▸ Problem details: Print, word for word, the opening line of the data below and every line after it through the line that contains "rise_a = 2.5", but not the pictures.

▸ Dataset section:
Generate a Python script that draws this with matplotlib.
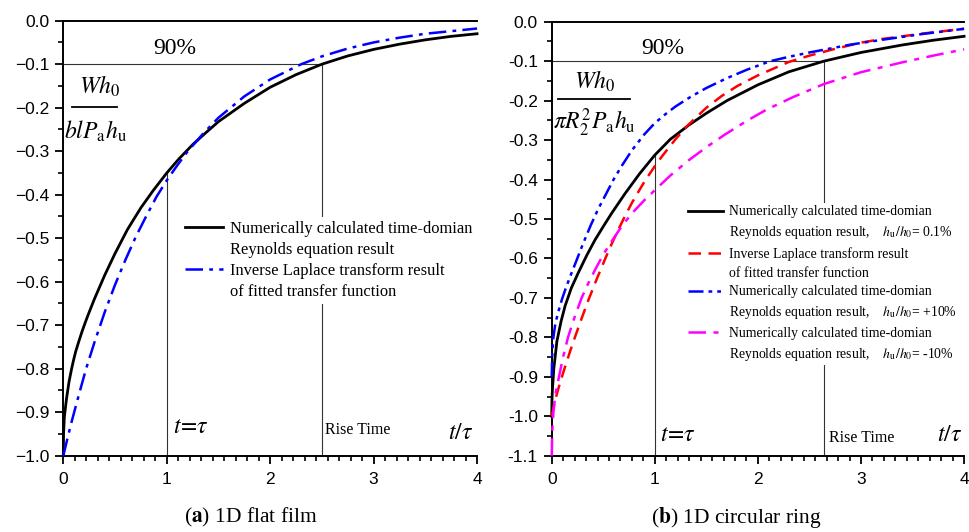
import matplotlib
matplotlib.use("Agg")
import matplotlib.pyplot as plt
from matplotlib.lines import Line2D
from matplotlib.ticker import (MultipleLocator, AutoMinorLocator,
                               FormatStrFormatter, FuncFormatter)
import numpy as np

plt.rcParams["font.family"] = ["Liberation Serif", "DejaVu Serif"]
plt.rcParams["mathtext.fontset"] = "stix"

# ---- (a) 1D flat film ----
t_a_num = [0, 0.002, 0.01, 0.03, 0.055, 0.08, 0.1, 0.12, 0.15, 0.18, 0.21,
           0.24, 0.3, 0.4, 0.5, 0.62, 0.75, 0.87, 1.0, 1.12, 1.25, 1.38, 1.5,
           1.75, 2.0, 2.25, 2.5, 2.75, 3.0, 3.25, 3.5, 3.75, 4.0]
w_a_num = [-1.0, -0.95, -0.91, -0.87, -0.83, -0.8, -0.779, -0.76, -0.737,
           -0.715, -0.695, -0.676, -0.64, -0.585, -0.535, -0.48, -0.43, -0.39,
           -0.35, -0.317, -0.285, -0.257, -0.232, -0.19, -0.153, -0.124, -0.1,
           -0.081, -0.066, -0.054, -0.044, -0.036, -0.03]
t_a_fit = [0, 0.04, 0.08, 0.15, 0.22, 0.3, 0.4, 0.5, 0.6, 0.7, 0.8, 0.9,
           1.0, 1.1, 1.2, 1.35, 1.5, 1.75, 2.0, 2.3, 2.5, 2.75, 3.0, 3.25,
           3.5, 3.75, 4.0]
w_a_fit = [-1.0, -0.96, -0.922, -0.86, -0.8, -0.74, -0.67, -0.607, -0.55,
           -0.497, -0.45, -0.405, -0.367, -0.333, -0.301, -0.26, -0.223,
           -0.174, -0.135, -0.1, -0.082, -0.064, -0.05, -0.039, -0.03,
           -0.024, -0.018]
rise_a = 2.5

# ---- (b) 1D circular ring ----
t_b_num = [0, 0.002, 0.006, 0.02, 0.05, 0.09, 0.13, 0.19, 0.26, 0.34, 0.42,
           0.5, 0.58, 0.71, 0.85, 1.0, 1.15, 1.33, 1.5, 1.7, 2.0, 2.3, 2.64,
           3.0, 3.4, 3.7, 4.0]
w_b_num = [-1.0, -0.96, -0.935, -0.88, -0.81, -0.76, -0.72, -0.675, -0.635,
           -0.592, -0.553, -0.519, -0.486, -0.436, -0.386, -0.338, -0.298,
           -0.262, -0.232, -0.2, -0.16, -0.127, -0.1, -0.078, -0.059, -0.047,
           -0.037]
t_b_fit = [0, 0.03, 0.064, 0.1, 0.13, 0.18, 0.23, 0.29, 0.355, 0.44, 0.52,
           0.58, 0.646, 0.71, 0.78, 0.9, 1.0, 1.07, 1.2, 1.33, 1.5, 1.65, 1.8,
           2.0, 2.3, 2.5, 2.73, 3.0, 3.2, 3.6, 4.0]
w_b_fit = [-1.0, -0.962, -0.93, -0.899, -0.874, -0.834, -0.796, -0.752,
           -0.706, -0.65, -0.6, -0.564, -0.527, -0.493, -0.458, -0.405,
           -0.366, -0.341, -0.298, -0.26, -0.218, -0.188, -0.163, -0.136,
           -0.102, -0.086, -0.07, -0.053, -0.044, -0.03, -0.018]
t_b_plus = [0, 0.005, 0.016, 0.035, 0.064, 0.1, 0.13, 0.18, 0.23, 0.3, 0.38,
            0.45, 0.52, 0.6, 0.68, 0.78, 0.9, 1.0, 1.1, 1.2, 1.35, 1.5, 1.7,
            1.9, 2.12, 2.3, 2.5, 2.9, 3.2, 3.6, 4.0]
w_b_plus = [-0.9, -0.84, -0.8, -0.765, -0.735, -0.703, -0.68, -0.645, -0.612,
            -0.565, -0.515, -0.475, -0.44, -0.4, -0.365, -0.325, -0.285,
            -0.257, -0.235, -0.215, -0.19, -0.168, -0.143, -0.121, -0.1,
            -0.089, -0.078, -0.058, -0.046, -0.031, -0.018]
t_b_minus = [0, 0.005, 0.016, 0.035, 0.064, 0.11, 0.16, 0.22, 0.29, 0.36,
             0.42, 0.5, 0.58, 0.68, 0.78, 0.9, 1.0, 1.15, 1.33, 1.5, 1.68,
             1.9, 2.09, 2.35, 2.64, 3.0, 3.4, 3.7, 4.0]
w_b_minus = [-1.1, -1.04, -0.99, -0.945, -0.908, -0.85, -0.798, -0.75, -0.7,
             -0.66, -0.629, -0.59, -0.557, -0.518, -0.485, -0.452, -0.427,
             -0.39, -0.351, -0.318, -0.286, -0.25, -0.222, -0.19, -0.158,
             -0.128, -0.103, -0.086, -0.07]
rise_b = 2.64

tau = 1.0
level_90 = -0.1

fig = plt.figure(figsize=(9.7, 5.32), dpi=100)
ax_a = fig.add_axes([0.0653, 0.1434, 0.4265, 0.8177])
ax_b = fig.add_axes([0.5688, 0.1434, 0.4251, 0.8158])


def style_axes(ax, ymin, yfmt):
    ax.set_xlim(0, 4)
    ax.set_ylim(ymin, 0.0)
    ax.spines["right"].set_visible(False)
    for s in ("left", "bottom", "top"):
        ax.spines[s].set_linewidth(1.4)
    ax.xaxis.set_major_locator(MultipleLocator(1))
    ax.xaxis.set_minor_locator(AutoMinorLocator(9))
    ax.yaxis.set_major_locator(MultipleLocator(0.1))
    ax.yaxis.set_minor_locator(MultipleLocator(0.05))
    ax.xaxis.set_major_formatter(FormatStrFormatter("%d"))
    ax.yaxis.set_major_formatter(yfmt)
    ax.tick_params(which="major", direction="out", length=6, width=1.3,
                   labelsize=12.5, pad=4)
    ax.tick_params(axis="x", which="major", pad=6)
    ax.tick_params(which="minor", direction="out", length=3.5, width=1.2)
    ax.tick_params(top=False, right=False)
    for lab in ax.get_xticklabels() + ax.get_yticklabels():
        lab.set_family("Liberation Sans")


def guides(ax, t_num, w_num, rise, ymin):
    thin = dict(color="#333333", lw=0.8, zorder=1)
    ax.plot([0, rise], [level_90, level_90], **thin)
    ax.plot([tau, tau], [ymin, np.interp(tau, t_num, w_num)], **thin)
    ax.plot([rise, rise], [ymin, level_90], **thin)


def fraction(ax, num, den, num_xy, den_xy, bar_x, bar_y):
    ax.text(*num_xy, num, fontsize=17, ha="center", va="center")
    ax.text(*den_xy, den, fontsize=17, ha="center", va="center")
    ax.plot(bar_x, [bar_y, bar_y], color="black", lw=1.3, zorder=2)


def white_legend(leg):
    frame = leg.get_frame()
    frame.set_edgecolor("none")
    frame.set_facecolor("white")
    frame.set_alpha(1)
    leg.set_zorder(5)


blank = Line2D([], [], color="none")
minus_fmt = FuncFormatter(lambda v, pos: f"{v:.1f}".replace("-", "\u2212"))

# ---- panel (a) ----
style_axes(ax_a, -1.0, minus_fmt)
guides(ax_a, t_a_num, w_a_num, rise_a, -1.0)
ax_a.plot(t_a_num, w_a_num, color="black", lw=2.0, clip_on=False, zorder=3)
ax_a.plot(t_a_fit, w_a_fit, color="#0000ff", lw=1.8,
          dashes=(7, 2.5, 1.5, 2.5), clip_on=False, zorder=3)

handles_a = [Line2D([], [], color="black", lw=2.0), blank,
             Line2D([], [], color="#0000ff", lw=1.8, dashes=(7, 2.5, 1.5, 2.5)),
             blank]
labels_a = ["Numerically calculated time-domian", "Reynolds equation result",
            "Inverse Laplace transform result", "of fitted transfer function"]
leg_a = ax_a.legend(handles_a, labels_a, loc="upper left",
                    bbox_to_anchor=(0.287, 0.548), fontsize=11.9,
                    handlelength=2.3, handletextpad=0.4, labelspacing=0.32,
                    borderpad=0.2, borderaxespad=0, frameon=True,
                    fancybox=False)
white_legend(leg_a)

ax_a.text(1.08, -0.063, "90%", fontsize=17, ha="center", va="center")
fraction(ax_a, r"$Wh_0$", r"$blP_\mathrm{a}h_\mathrm{u}$",
         (0.355, -0.15), (0.307, -0.255), [0.084, 0.519], -0.198)
ax_a.text(1.06, -0.936, r"$t\!=\!\tau$", fontsize=17, ha="left", va="center")
ax_a.text(2.53, -0.94, "Rise Time", fontsize=11.5, ha="left", va="center")
ax_a.text(3.96, -0.95, r"$t/\tau$", fontsize=17, ha="right", va="center")

# ---- panel (b) ----
style_axes(ax_b, -1.1, FormatStrFormatter("%.1f"))
guides(ax_b, t_b_num, w_b_num, rise_b, -1.1)
ax_b.plot(t_b_num, w_b_num, color="black", lw=2.0, clip_on=False, zorder=3)
ax_b.plot(t_b_fit, w_b_fit, color="#ff0000", lw=1.8, dashes=(5, 3),
          clip_on=False, zorder=3)
ax_b.plot(t_b_plus, w_b_plus, color="#0000ff", lw=1.8,
          dashes=(6, 2, 1.5, 2, 1.5, 2), clip_on=False, zorder=3)
ax_b.plot(t_b_minus, w_b_minus, color="#ff00ff", lw=1.8,
          dashes=(7, 3, 2, 3), clip_on=False, zorder=3)

handles_b = [Line2D([], [], color="black", lw=2.0), blank,
             Line2D([], [], color="#ff0000", lw=1.8, dashes=(5, 3)), blank,
             Line2D([], [], color="#0000ff", lw=1.8,
                    dashes=(6, 2, 1.5, 2, 1.5, 2)), blank,
             Line2D([], [], color="#ff00ff", lw=1.8, dashes=(7, 3, 2, 3)),
             blank]
labels_b = ["Numerically calculated time-domian",
            r"Reynolds equation result,    $h_\mathrm{u}/h_0$= 0.1%",
            "Inverse Laplace transform result",
            "of fitted transfer function",
            "Numerically calculated time-domian",
            r"Reynolds equation result,    $h_\mathrm{u}/h_0$= +10%",
            "Numerically calculated time-domian",
            r"Reynolds equation result,    $h_\mathrm{u}/h_0$= -10%"]
leg_b = ax_b.legend(handles_b, labels_b, loc="upper left",
                    bbox_to_anchor=(0.3226, 0.583), fontsize=9.9,
                    handlelength=2.6, handletextpad=0.4, labelspacing=0.42,
                    borderpad=0.2, borderaxespad=0, frameon=True,
                    fancybox=False)
white_legend(leg_b)

ax_b.text(1.075, -0.069, "90%", fontsize=17, ha="center", va="center")
fraction(ax_b, r"$Wh_0$", r"$\pi R_2^2P_\mathrm{a}h_\mathrm{u}$",
         (0.419, -0.15), (0.411, -0.257), [0.062, 0.76], -0.196)
ax_b.text(1.05, -1.048, r"$t\!=\!\tau$", fontsize=17, ha="left", va="center")
ax_b.text(2.69, -1.055, "Rise Time", fontsize=11.5, ha="left", va="center")
ax_b.text(3.98, -1.05, r"$t/\tau$", fontsize=17, ha="right", va="center")

# captions
fig.text(0.259, 0.028, r"($\mathbf{a}$) 1D flat film", fontsize=15.5,
         ha="center", va="center")
fig.text(0.759, 0.028, r"($\mathbf{b}$) 1D circular ring", fontsize=15.5,
         ha="center", va="center")

fig.savefig("out.png", dpi=100)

▸ Correct output:
Generate a Python script that draws this with matplotlib.
import matplotlib
matplotlib.use("Agg")
import matplotlib.pyplot as plt
from matplotlib.lines import Line2D
from matplotlib.ticker import (MultipleLocator, AutoMinorLocator,
                               FormatStrFormatter, FuncFormatter)
import numpy as np

plt.rcParams["font.family"] = ["Liberation Serif", "DejaVu Serif"]
plt.rcParams["mathtext.fontset"] = "stix"

# ---- (a) 1D flat film ----
t_a_num = [0, 0.002, 0.01, 0.03, 0.055, 0.08, 0.1, 0.12, 0.15, 0.18, 0.21,
           0.24, 0.3, 0.4, 0.5, 0.62, 0.75, 0.87, 1.0, 1.12, 1.25, 1.38, 1.5,
           1.75, 2.0, 2.25, 2.5, 2.75, 3.0, 3.25, 3.5, 3.75, 4.0]
w_a_num = [-1.0, -0.95, -0.91, -0.87, -0.83, -0.8, -0.779, -0.76, -0.737,
           -0.715, -0.695, -0.676, -0.64, -0.585, -0.535, -0.48, -0.43, -0.39,
           -0.35, -0.317, -0.285, -0.257, -0.232, -0.19, -0.153, -0.124, -0.1,
           -0.081, -0.066, -0.054, -0.044, -0.036, -0.03]
t_a_fit = [0, 0.04, 0.08, 0.15, 0.22, 0.3, 0.4, 0.5, 0.6, 0.7, 0.8, 0.9,
           1.0, 1.1, 1.2, 1.35, 1.5, 1.75, 2.0, 2.3, 2.5, 2.75, 3.0, 3.25,
           3.5, 3.75, 4.0]
w_a_fit = [-1.0, -0.96, -0.922, -0.86, -0.8, -0.74, -0.67, -0.607, -0.55,
           -0.497, -0.45, -0.405, -0.367, -0.333, -0.301, -0.26, -0.223,
           -0.174, -0.135, -0.1, -0.082, -0.064, -0.05, -0.039, -0.03,
           -0.024, -0.018]
rise_a = 2.5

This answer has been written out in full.